Tonight I sat in a cafe and found three things that might spark a good scene, and by scene, I mean piece of fiction or a fight:
- The man sitting behind me coughing at volume 11 with no predictability--spastic eruptions ruffling the back of my hair. I waited till he left for the restroom to change my seat. When he returned, he grabbed his things and left. Exquisite timing, sir. You're gone, yet no doubt your pathogens still coat the back of my head.
- The mother who let her nine year-old child peer at me, uninterrupted, for a good minute. It didn't help the child observed me like someone trying to identify an alien life form. This same child then gave the adult a tour of a mathematical computer game. I wonder if they sell a Social Skills Game where folks help their children and themselves learn the expiration date on staring.

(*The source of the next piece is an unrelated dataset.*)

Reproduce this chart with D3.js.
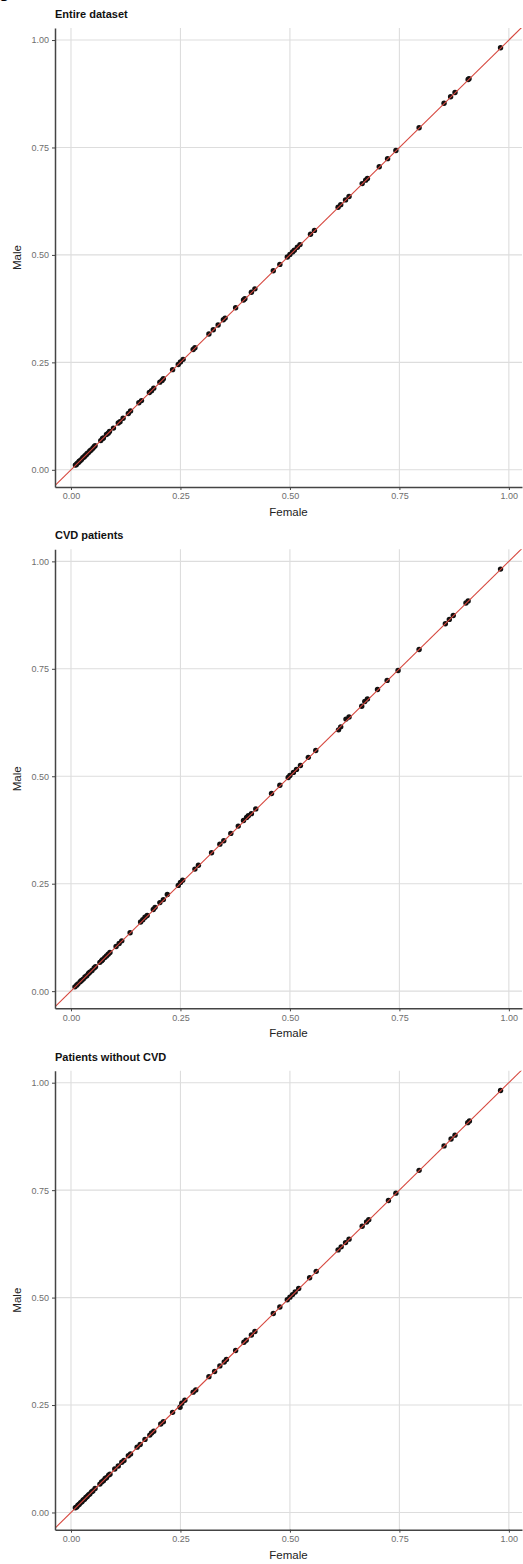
<!DOCTYPE html>
<html>
<head>
<meta charset="utf-8">
<script src="https://cdn.jsdelivr.net/npm/d3@7"></script>
<style>
  body { margin: 0; background: #fff; }
  svg { display: block; font-family: "Liberation Sans", Arial, Helvetica, sans-serif; }
</style>
</head>
<body>
<div id="chart"></div>
<script>
// panel titles and tick labels
const titles = ["Entire dataset", "CVD patients", "Patients without CVD"];
const ticks = [0, 0.25, 0.5, 0.75, 1];

// Entire dataset
const female1 = [0.010, 0.012, 0.014, 0.017, 0.019, 0.021, 0.024, 0.027, 0.030, 0.032, 0.035, 0.037, 0.040, 0.043, 0.046, 0.050, 0.053, 0.055, 0.068, 0.072, 0.074, 0.081, 0.085, 0.088, 0.097, 0.108, 0.112, 0.119, 0.131, 0.136, 0.155, 0.161, 0.179, 0.184, 0.189, 0.203, 0.208, 0.211, 0.232, 0.245, 0.250, 0.256, 0.279, 0.283, 0.315, 0.325, 0.336, 0.348, 0.352, 0.376, 0.394, 0.397, 0.412, 0.420, 0.462, 0.477, 0.494, 0.500, 0.506, 0.510, 0.517, 0.523, 0.547, 0.556, 0.610, 0.616, 0.627, 0.635, 0.665, 0.673, 0.677, 0.704, 0.723, 0.742, 0.795, 0.852, 0.867, 0.877, 0.907, 0.909, 0.981];
const male1 = [0.011, 0.012, 0.015, 0.017, 0.020, 0.021, 0.024, 0.028, 0.030, 0.033, 0.035, 0.038, 0.040, 0.044, 0.046, 0.050, 0.054, 0.056, 0.068, 0.073, 0.074, 0.082, 0.085, 0.089, 0.097, 0.109, 0.112, 0.120, 0.131, 0.137, 0.156, 0.161, 0.180, 0.184, 0.190, 0.204, 0.208, 0.212, 0.233, 0.245, 0.251, 0.257, 0.280, 0.284, 0.316, 0.326, 0.337, 0.349, 0.353, 0.377, 0.395, 0.398, 0.413, 0.421, 0.463, 0.478, 0.495, 0.501, 0.507, 0.511, 0.518, 0.524, 0.548, 0.557, 0.611, 0.617, 0.628, 0.636, 0.666, 0.674, 0.678, 0.705, 0.724, 0.743, 0.796, 0.853, 0.868, 0.878, 0.908, 0.910, 0.982];

// CVD patients
const female2 = [0.009, 0.013, 0.016, 0.021, 0.024, 0.028, 0.032, 0.036, 0.040, 0.043, 0.048, 0.053, 0.056, 0.066, 0.070, 0.072, 0.077, 0.081, 0.085, 0.089, 0.103, 0.110, 0.116, 0.135, 0.159, 0.164, 0.169, 0.174, 0.188, 0.192, 0.203, 0.211, 0.220, 0.245, 0.250, 0.255, 0.283, 0.291, 0.321, 0.340, 0.349, 0.365, 0.382, 0.394, 0.401, 0.405, 0.412, 0.422, 0.458, 0.477, 0.496, 0.500, 0.508, 0.515, 0.524, 0.542, 0.559, 0.611, 0.616, 0.628, 0.635, 0.664, 0.671, 0.677, 0.700, 0.722, 0.747, 0.795, 0.855, 0.864, 0.873, 0.902, 0.907, 0.981];
const male2 = [0.010, 0.014, 0.017, 0.022, 0.025, 0.028, 0.033, 0.036, 0.041, 0.044, 0.048, 0.054, 0.057, 0.067, 0.071, 0.073, 0.078, 0.082, 0.086, 0.090, 0.104, 0.111, 0.117, 0.136, 0.161, 0.166, 0.172, 0.176, 0.190, 0.195, 0.206, 0.213, 0.225, 0.246, 0.253, 0.258, 0.284, 0.293, 0.322, 0.342, 0.350, 0.367, 0.384, 0.397, 0.404, 0.408, 0.413, 0.424, 0.460, 0.479, 0.497, 0.502, 0.509, 0.516, 0.525, 0.544, 0.560, 0.608, 0.615, 0.633, 0.638, 0.663, 0.674, 0.680, 0.702, 0.723, 0.746, 0.795, 0.855, 0.865, 0.874, 0.903, 0.908, 0.982];

// Patients without CVD
const female3 = [0.010, 0.013, 0.016, 0.019, 0.022, 0.025, 0.028, 0.031, 0.034, 0.037, 0.040, 0.043, 0.047, 0.050, 0.055, 0.066, 0.070, 0.074, 0.078, 0.081, 0.086, 0.089, 0.100, 0.108, 0.116, 0.121, 0.131, 0.136, 0.151, 0.158, 0.169, 0.180, 0.184, 0.189, 0.205, 0.211, 0.232, 0.249, 0.253, 0.260, 0.279, 0.285, 0.315, 0.328, 0.340, 0.350, 0.355, 0.376, 0.395, 0.400, 0.412, 0.420, 0.462, 0.477, 0.494, 0.500, 0.506, 0.512, 0.520, 0.545, 0.560, 0.610, 0.617, 0.627, 0.635, 0.665, 0.675, 0.680, 0.725, 0.742, 0.795, 0.852, 0.868, 0.877, 0.906, 0.910, 0.981];
const male3 = [0.011, 0.013, 0.017, 0.019, 0.023, 0.025, 0.029, 0.031, 0.035, 0.037, 0.041, 0.043, 0.048, 0.050, 0.056, 0.066, 0.071, 0.074, 0.079, 0.081, 0.087, 0.089, 0.101, 0.108, 0.117, 0.121, 0.132, 0.136, 0.152, 0.158, 0.170, 0.180, 0.185, 0.189, 0.206, 0.211, 0.233, 0.245, 0.254, 0.261, 0.280, 0.285, 0.316, 0.328, 0.341, 0.350, 0.356, 0.377, 0.396, 0.401, 0.413, 0.421, 0.463, 0.478, 0.495, 0.501, 0.507, 0.513, 0.521, 0.546, 0.561, 0.611, 0.618, 0.628, 0.636, 0.666, 0.676, 0.681, 0.726, 0.743, 0.796, 0.853, 0.869, 0.878, 0.907, 0.911, 0.982];

const females = [female1, female2, female3];
const males = [male1, male2, male3];

const W = 523, H = 1564;
const panelH = H / 3;
const plot = {left: 55, right: 522, top: 28, bottom: 487};

const svg = d3.select("#chart").append("svg")
    .attr("width", W)
    .attr("height", H);

// cut-off figure letter at the very top-left
svg.append("text")
    .attr("x", -1)
    .attr("y", -2)
    .style("font-size", "17px")
    .style("font-weight", "bold")
    .text("g");

const x = d3.scaleLinear().domain([-0.0365, 1.03]).range([plot.left, plot.right]);
const y = d3.scaleLinear().domain([-0.04, 1.028]).range([plot.bottom, plot.top]);

titles.forEach((title, i) => {
    const g = svg.append("g").attr("transform", `translate(0,${i * panelH})`);

    g.append("defs").append("clipPath")
        .attr("id", "clip" + i)
        .append("rect")
            .attr("x", plot.left)
            .attr("y", plot.top)
            .attr("width", plot.right - plot.left)
            .attr("height", plot.bottom - plot.top);

    // grid
    g.append("g").selectAll("line")
        .data(ticks)
        .enter().append("line")
            .attr("x1", d => x(d)).attr("x2", d => x(d))
            .attr("y1", plot.top).attr("y2", plot.bottom)
            .attr("stroke", "#dddddd").attr("stroke-width", 1.1);
    g.append("g").selectAll("line")
        .data(ticks)
        .enter().append("line")
            .attr("y1", d => y(d)).attr("y2", d => y(d))
            .attr("x1", plot.left).attr("x2", plot.right)
            .attr("stroke", "#dddddd").attr("stroke-width", 1.1);

    // points
    const pts = females[i].map((f, j) => [f, males[i][j]]);
    g.append("g").attr("clip-path", `url(#clip${i})`)
        .selectAll("circle")
        .data(pts)
        .enter().append("circle")
            .attr("cx", d => x(d[0]))
            .attr("cy", d => y(d[1]))
            .attr("r", 2.7)
            .attr("fill", "#111");

    // identity line
    g.append("line")
        .attr("clip-path", `url(#clip${i})`)
        .attr("x1", x(-0.05)).attr("y1", y(-0.05))
        .attr("x2", x(1.05)).attr("y2", y(1.05))
        .attr("stroke", "#d6473e")
        .attr("stroke-width", 1.1);

    // axes
    const xAxis = d3.axisBottom(x).tickValues(ticks).tickFormat(d3.format(".2f")).tickSize(3).tickSizeOuter(0);
    const yAxis = d3.axisLeft(y).tickValues(ticks).tickFormat(d3.format(".2f")).tickSize(3).tickSizeOuter(0);

    const gx = g.append("g").attr("transform", `translate(0,${plot.bottom})`).call(xAxis);
    const gy = g.append("g").attr("transform", `translate(${plot.left},0)`).call(yAxis);
    [gx, gy].forEach(a => {
        a.select(".domain").attr("stroke", "#444").attr("stroke-width", 1.5);
        a.selectAll(".tick line").attr("stroke", "#444");
        a.selectAll(".tick text")
            .attr("fill", "#6e6e6e")
            .style("font-size", "9px")
            .style("font-family", "Liberation Sans, Arial, sans-serif");
    });
    gx.selectAll(".tick text").attr("dy", "0.71em").attr("y", 6);
    gy.selectAll(".tick text").attr("x", -6);

    // title
    g.append("text")
        .attr("x", plot.left)
        .attr("y", 18)
        .style("font-size", "11px")
        .style("font-weight", "bold")
        .attr("fill", "#111")
        .text(title);

    // axis titles
    g.append("text")
        .attr("x", (plot.left + plot.right) / 2)
        .attr("y", 516)
        .attr("text-anchor", "middle")
        .style("font-size", "11.5px")
        .attr("fill", "#222")
        .text("Female");
    g.append("text")
        .attr("transform", `translate(21,${(plot.top + plot.bottom) / 2}) rotate(-90)`)
        .attr("text-anchor", "middle")
        .style("font-size", "11.5px")
        .attr("fill", "#222")
        .text("Male");
});
</script>
</body>
</html>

- The barista impersonating a trumpet and breaking randomly into lyrics such as "the hills are alive with the sound of music." I'd need inspiration, too, clearing tables left cluttered with books patrons didn't have class enough to buy or return to shelves. I'd also want a good song to help me pass the time. But earbuds, man, and inner monologue; two AWESOME ideas.
Insert misanthropic writer and you have your scene. But move the action out of my writerly head and get someone to take a stand, teach some manners, or belt out a competing song. Let things get dicey and way off track when someone does the unthinkable in a cafe.
Finish the story for me. Pick your pet peeve of the three, or invent your own. Tell me what I ought to have done had I the wit, the insanity, or the gall to make a scene.